▸ **INFORMATION PROVIDED**:
* Start *
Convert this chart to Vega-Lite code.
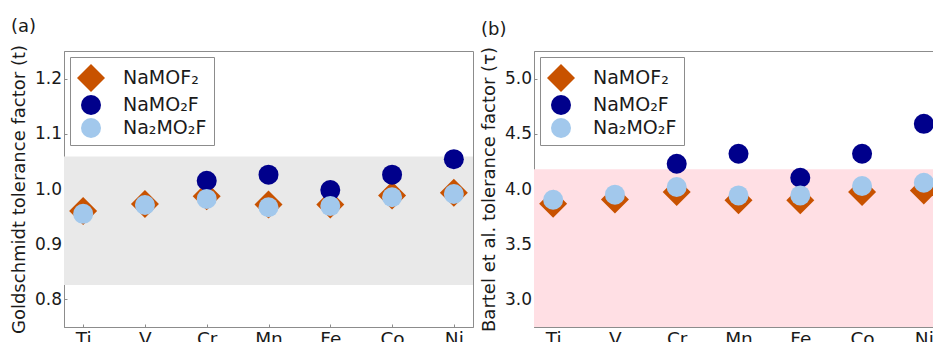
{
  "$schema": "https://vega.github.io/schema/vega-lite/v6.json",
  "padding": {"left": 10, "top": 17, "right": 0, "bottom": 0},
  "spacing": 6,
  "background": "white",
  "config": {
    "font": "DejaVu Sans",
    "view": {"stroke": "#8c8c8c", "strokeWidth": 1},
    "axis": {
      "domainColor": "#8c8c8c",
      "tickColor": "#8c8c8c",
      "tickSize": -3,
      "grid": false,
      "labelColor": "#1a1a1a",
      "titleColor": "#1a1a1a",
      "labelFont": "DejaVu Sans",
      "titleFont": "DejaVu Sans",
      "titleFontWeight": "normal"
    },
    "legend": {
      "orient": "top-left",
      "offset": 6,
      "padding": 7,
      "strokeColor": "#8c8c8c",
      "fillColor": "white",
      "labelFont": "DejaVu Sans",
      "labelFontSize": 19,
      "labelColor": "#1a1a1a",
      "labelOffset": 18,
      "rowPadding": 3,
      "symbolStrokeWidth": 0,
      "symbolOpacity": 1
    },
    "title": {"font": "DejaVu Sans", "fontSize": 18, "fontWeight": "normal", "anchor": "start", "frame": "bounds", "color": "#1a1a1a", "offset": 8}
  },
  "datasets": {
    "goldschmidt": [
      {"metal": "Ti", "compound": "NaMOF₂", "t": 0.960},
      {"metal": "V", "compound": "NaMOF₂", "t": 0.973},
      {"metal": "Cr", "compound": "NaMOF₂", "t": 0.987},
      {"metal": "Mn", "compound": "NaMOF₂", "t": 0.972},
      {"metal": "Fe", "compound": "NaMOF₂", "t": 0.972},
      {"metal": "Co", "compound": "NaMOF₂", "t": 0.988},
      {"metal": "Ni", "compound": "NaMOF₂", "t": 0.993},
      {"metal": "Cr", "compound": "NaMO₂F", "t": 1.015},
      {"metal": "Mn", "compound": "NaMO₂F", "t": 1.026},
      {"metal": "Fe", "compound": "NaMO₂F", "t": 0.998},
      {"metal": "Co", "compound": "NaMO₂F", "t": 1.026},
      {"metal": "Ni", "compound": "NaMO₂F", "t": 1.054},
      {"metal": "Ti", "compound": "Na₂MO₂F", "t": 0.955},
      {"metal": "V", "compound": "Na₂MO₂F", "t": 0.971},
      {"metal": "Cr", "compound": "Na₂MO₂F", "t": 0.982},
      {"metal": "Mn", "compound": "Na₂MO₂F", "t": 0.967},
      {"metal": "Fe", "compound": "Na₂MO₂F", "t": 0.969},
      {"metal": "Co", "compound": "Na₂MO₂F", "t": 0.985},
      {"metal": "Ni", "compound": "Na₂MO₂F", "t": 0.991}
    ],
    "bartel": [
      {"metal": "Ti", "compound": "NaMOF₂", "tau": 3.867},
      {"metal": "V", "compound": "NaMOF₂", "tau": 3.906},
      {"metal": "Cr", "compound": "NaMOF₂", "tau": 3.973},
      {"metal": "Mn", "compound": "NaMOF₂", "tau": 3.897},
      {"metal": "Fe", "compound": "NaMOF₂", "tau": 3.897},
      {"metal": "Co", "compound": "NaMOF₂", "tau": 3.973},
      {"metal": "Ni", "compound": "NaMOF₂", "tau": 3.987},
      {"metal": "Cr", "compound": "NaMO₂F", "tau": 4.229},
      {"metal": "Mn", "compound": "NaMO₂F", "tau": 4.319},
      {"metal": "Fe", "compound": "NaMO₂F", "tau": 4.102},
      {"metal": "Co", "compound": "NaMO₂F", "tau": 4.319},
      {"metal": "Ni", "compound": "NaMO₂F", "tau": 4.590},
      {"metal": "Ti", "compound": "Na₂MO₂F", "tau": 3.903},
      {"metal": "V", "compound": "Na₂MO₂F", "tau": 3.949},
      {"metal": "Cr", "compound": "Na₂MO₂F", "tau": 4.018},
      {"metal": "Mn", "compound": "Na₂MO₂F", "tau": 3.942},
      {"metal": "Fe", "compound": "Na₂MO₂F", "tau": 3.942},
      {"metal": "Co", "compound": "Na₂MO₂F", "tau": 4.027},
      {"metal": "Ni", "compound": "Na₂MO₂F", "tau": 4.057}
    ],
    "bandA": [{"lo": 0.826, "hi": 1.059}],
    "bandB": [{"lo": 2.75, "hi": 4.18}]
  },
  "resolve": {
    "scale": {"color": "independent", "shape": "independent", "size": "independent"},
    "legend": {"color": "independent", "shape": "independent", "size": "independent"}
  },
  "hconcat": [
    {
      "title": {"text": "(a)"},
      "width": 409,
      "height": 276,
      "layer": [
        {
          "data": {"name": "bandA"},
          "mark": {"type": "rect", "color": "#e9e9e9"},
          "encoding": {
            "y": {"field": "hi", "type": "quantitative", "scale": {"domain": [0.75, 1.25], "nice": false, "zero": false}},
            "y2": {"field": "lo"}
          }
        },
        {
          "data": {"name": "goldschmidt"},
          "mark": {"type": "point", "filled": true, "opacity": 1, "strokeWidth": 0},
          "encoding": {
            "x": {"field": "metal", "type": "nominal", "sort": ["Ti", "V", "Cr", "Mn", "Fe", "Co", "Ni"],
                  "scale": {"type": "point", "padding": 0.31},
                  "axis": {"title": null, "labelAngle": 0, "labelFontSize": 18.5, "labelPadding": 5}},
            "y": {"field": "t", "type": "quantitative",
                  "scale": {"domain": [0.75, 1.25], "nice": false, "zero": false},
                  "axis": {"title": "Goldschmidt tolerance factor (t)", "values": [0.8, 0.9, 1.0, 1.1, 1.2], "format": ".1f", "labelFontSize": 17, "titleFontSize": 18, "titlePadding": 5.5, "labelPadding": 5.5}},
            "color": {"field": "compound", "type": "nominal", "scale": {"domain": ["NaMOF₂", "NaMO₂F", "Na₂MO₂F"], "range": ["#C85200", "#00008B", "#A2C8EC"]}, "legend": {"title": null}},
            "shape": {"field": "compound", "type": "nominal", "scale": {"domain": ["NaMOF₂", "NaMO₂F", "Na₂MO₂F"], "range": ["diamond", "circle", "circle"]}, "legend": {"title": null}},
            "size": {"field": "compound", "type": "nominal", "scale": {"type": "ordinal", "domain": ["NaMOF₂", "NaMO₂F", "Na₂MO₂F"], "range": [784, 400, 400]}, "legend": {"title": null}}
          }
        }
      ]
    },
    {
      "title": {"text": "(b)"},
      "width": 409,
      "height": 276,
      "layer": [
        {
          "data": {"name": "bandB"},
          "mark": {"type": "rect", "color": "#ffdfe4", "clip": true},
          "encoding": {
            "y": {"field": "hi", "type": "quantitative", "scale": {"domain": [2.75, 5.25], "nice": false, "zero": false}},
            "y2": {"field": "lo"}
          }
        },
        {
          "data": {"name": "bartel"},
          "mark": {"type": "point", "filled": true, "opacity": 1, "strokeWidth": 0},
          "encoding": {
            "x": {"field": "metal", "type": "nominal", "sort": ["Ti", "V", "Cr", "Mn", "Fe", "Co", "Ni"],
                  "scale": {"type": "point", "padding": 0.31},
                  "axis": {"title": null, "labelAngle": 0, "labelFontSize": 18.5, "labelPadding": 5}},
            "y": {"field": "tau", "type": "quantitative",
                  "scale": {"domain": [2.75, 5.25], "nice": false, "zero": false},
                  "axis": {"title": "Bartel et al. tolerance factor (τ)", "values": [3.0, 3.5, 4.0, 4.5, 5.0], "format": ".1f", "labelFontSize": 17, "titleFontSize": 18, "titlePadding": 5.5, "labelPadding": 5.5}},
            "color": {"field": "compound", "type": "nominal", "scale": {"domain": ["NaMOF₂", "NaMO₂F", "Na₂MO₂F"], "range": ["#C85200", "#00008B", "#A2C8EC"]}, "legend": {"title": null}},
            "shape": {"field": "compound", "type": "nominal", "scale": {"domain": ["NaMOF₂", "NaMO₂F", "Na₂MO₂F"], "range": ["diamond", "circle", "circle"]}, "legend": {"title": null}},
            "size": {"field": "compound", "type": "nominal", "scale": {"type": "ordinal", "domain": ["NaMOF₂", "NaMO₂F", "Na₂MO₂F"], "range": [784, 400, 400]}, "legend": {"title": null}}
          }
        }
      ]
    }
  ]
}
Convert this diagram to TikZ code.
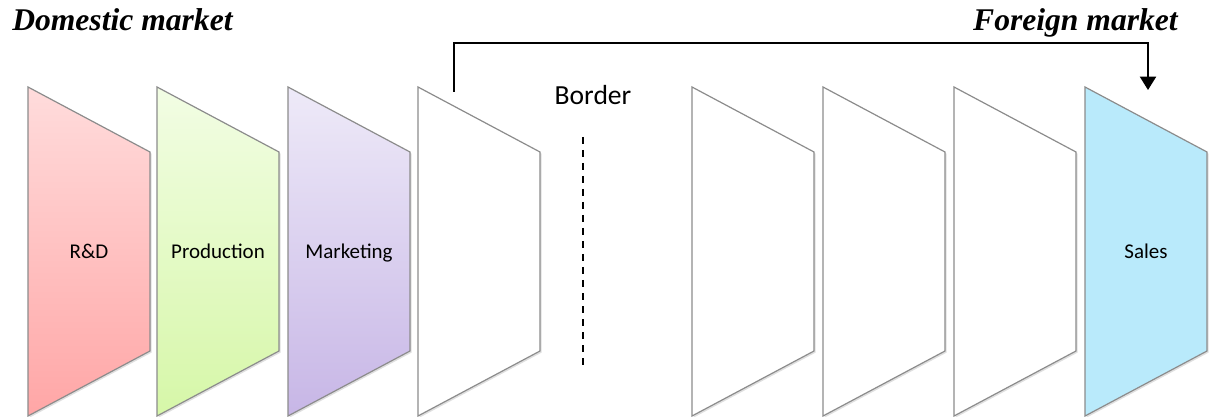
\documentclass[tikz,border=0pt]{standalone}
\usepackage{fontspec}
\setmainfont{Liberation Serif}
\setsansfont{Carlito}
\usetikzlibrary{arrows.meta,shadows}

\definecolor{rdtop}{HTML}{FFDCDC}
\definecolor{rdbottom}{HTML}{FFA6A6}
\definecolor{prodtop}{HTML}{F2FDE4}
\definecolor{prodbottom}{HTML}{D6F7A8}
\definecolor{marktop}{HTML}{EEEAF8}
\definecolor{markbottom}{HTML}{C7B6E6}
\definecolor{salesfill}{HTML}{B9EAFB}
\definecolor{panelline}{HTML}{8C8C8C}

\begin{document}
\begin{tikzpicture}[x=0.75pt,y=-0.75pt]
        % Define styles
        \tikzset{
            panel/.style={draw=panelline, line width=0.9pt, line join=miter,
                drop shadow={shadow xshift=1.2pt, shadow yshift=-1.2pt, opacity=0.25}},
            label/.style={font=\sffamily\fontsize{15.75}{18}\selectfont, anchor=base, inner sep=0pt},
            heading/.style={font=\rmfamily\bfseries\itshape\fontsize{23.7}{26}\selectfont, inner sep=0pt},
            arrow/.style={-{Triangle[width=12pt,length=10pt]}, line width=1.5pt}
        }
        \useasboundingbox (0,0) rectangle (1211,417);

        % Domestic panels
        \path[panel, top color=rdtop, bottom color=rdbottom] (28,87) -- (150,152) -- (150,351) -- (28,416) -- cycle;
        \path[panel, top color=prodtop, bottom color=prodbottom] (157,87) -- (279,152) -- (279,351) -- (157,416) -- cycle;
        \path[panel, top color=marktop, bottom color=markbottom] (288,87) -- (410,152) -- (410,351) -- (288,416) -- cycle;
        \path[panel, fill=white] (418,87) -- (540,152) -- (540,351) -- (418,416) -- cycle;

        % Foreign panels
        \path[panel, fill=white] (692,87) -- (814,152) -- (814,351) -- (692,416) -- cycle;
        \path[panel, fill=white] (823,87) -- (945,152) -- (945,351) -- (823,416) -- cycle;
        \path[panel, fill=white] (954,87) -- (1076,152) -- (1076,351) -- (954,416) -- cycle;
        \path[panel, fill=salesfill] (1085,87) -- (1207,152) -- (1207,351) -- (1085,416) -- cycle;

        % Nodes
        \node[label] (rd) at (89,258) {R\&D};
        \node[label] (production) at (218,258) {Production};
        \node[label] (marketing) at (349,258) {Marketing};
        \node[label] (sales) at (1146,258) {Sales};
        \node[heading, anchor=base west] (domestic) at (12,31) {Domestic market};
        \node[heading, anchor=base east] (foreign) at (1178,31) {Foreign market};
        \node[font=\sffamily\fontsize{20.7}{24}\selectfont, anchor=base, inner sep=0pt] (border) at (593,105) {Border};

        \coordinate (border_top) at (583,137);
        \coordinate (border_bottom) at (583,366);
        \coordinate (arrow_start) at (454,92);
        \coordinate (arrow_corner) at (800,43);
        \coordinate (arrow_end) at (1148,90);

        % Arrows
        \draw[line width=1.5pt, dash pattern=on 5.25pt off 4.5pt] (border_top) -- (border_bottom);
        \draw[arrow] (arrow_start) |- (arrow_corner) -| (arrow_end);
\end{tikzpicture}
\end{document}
* End *
* Start *
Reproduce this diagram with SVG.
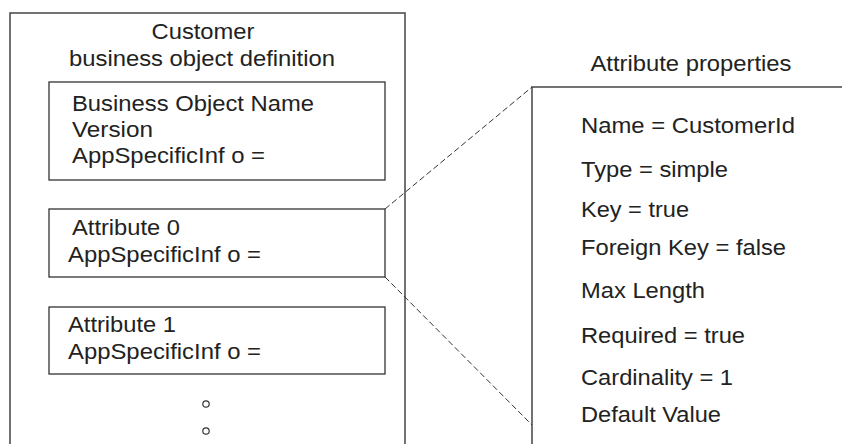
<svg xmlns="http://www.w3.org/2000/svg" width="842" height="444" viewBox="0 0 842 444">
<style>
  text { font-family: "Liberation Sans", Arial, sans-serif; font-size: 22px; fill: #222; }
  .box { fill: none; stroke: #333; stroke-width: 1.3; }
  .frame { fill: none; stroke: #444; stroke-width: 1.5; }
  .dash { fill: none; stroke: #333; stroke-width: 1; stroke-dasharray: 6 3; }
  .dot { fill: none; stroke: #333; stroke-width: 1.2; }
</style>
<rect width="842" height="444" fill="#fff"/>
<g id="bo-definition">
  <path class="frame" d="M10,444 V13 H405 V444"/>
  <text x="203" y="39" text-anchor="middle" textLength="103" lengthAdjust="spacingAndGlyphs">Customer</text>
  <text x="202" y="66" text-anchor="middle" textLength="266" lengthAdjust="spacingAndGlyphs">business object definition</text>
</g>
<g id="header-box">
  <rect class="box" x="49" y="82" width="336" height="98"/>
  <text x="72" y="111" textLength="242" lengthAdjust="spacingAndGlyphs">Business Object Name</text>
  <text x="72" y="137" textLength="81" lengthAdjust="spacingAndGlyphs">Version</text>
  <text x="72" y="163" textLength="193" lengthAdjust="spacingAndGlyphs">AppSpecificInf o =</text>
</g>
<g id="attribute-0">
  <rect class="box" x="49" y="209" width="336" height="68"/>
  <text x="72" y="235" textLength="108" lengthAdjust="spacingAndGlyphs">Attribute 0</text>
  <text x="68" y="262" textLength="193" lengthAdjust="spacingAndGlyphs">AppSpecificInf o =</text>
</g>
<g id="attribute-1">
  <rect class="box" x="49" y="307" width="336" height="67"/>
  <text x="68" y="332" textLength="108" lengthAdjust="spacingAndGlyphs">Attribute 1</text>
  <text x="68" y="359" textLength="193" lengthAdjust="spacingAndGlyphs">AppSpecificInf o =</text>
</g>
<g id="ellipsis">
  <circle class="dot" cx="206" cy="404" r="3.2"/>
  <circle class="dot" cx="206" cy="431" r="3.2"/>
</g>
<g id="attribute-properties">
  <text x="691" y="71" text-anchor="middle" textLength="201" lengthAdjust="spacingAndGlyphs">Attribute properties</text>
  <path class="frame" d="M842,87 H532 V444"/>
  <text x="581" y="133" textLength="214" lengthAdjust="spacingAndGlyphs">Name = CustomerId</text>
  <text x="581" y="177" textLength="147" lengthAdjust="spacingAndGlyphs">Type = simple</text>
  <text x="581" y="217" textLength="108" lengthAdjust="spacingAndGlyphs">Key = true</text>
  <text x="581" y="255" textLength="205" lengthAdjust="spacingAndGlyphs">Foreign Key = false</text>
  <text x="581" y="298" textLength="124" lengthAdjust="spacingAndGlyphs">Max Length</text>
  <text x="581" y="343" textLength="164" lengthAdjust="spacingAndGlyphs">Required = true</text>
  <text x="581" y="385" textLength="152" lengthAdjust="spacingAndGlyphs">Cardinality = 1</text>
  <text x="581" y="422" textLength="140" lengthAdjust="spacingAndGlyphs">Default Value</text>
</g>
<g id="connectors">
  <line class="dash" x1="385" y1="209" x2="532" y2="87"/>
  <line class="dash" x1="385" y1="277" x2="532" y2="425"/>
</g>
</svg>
* End *
Select all lines with the word "diagram" from the entries above.

▸ **EXERCISE SOLUTION**:
Convert this diagram to TikZ code.
Reproduce this diagram with SVG.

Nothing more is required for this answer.